The Olson family knew little else. But in 1975, a commission headed by
Vice President Nelson Rockefeller issued a report on CIA abuses, and
an account in the Washington Post included a mention of an Army
scientist who jumped from a New York hotel room days after being
slipped LSD in 1953.

``We realized they were talking about my father,'' Eric Olson
recalled. Family members talked to reporters about their outrage and
said they would sue the government. Days later, the family was invited
to the White House to meet President Ford. He assured them that they
would be given all information about what happened to Frank Olson.

Soon after, the family was invited to lunch with CIA Director William
Colby, who gave them a file of documents that amounted to the CIA
investigation into Olson's death. But the documents left many
questions unanswered about both his work and the circumstances of his
death.

The family was told that a lawsuit was unlikely to succeed. Instead,
the administration promised to support a private bill in Congress,
through which the family received $750,000 to resolve their claims.

``The express understanding was that the government had promised to
give us all information, which clearly meant information about his
work relationship with the CIA,'' the Olsons' attorney, David Rudovsky
of Philadelphia, said this week. ``It now appears that was not the
case.''

Son finds clues

Over the years Eric Olson turned up many clues, real or coincidental.
There was, for example, the assassination manual that the CIA
declassified in connection with its Guatemala activities. The manual,
created in the early 1950s, identified ``the contrived accident'' as
``the most effective technique'' of secret assassination.

``The most efficient accident, in simple assassination, is a fall of
75 feet or more onto a hard surface,'' the manual stated.

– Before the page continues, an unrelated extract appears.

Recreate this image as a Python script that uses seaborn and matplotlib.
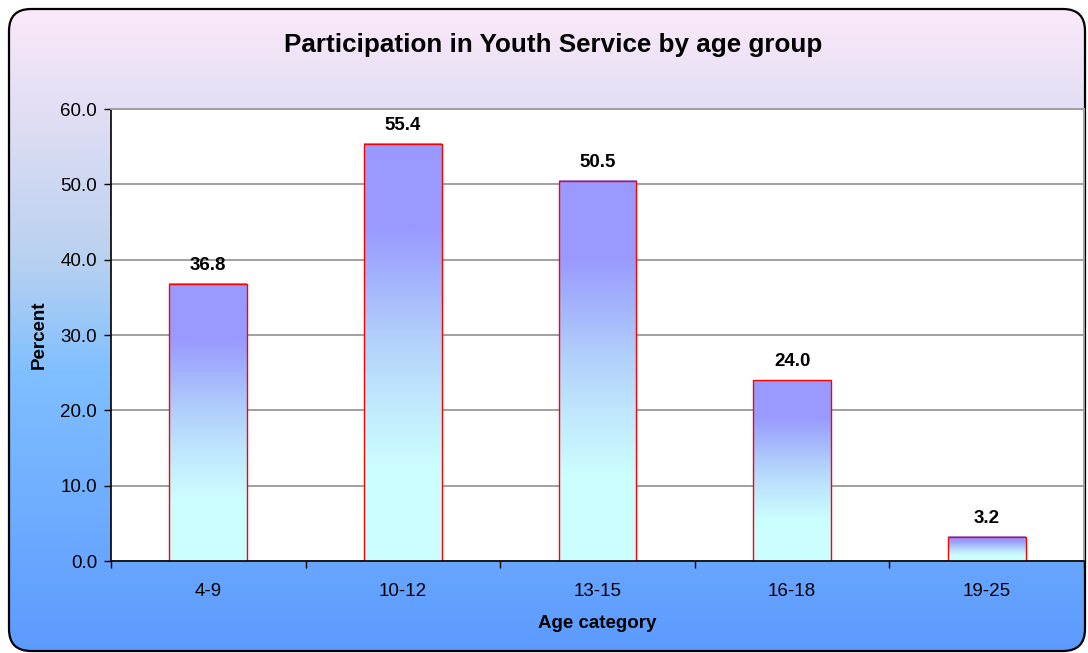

Only recently Eric Olson obtained files from a University of
California-Davis history professor that showed White House officials
had intentionally withheld details of Frank Olson's death from the
family.

The professor, Kathryn Olmsted, came across the records at the Gerald
Ford library. They included a memo from Dick Cheney, a White House
assistant at the time, to Donald Rumsfeld, the chief of staff, on July
11, 1975, one day after the Olsons first held a news conference.

The memo warned that a lawsuit could involve ``the possibility that it
might be necessary to disclose highly classified national-security
information in connection with any court suit or legislative hearings
on a private bill.''

The documents also include memos written by White House counsel
Roderick Hills to the president that were routed through Cheney and
other officials. ``Dr. Olson's job is so sensitive that it is highly
unlikely that we would submit relevant evidence'' to a court, Hills
wrote, regarding a potential suit by the Olson family.

``If there is a trial, it is apparent that the Olsons' lawyer will
seek to explore all of the circumstances of Dr. Olson's employment as
well as those concerning his death. Thus, in the trial it may become
apparent that we are concealing evidence for national-security reasons
and any settlement or judgment reached thereafter could be perceived
as money paid to cover up the activities of the CIA.''

As a result, Hills urged settling the case out of court.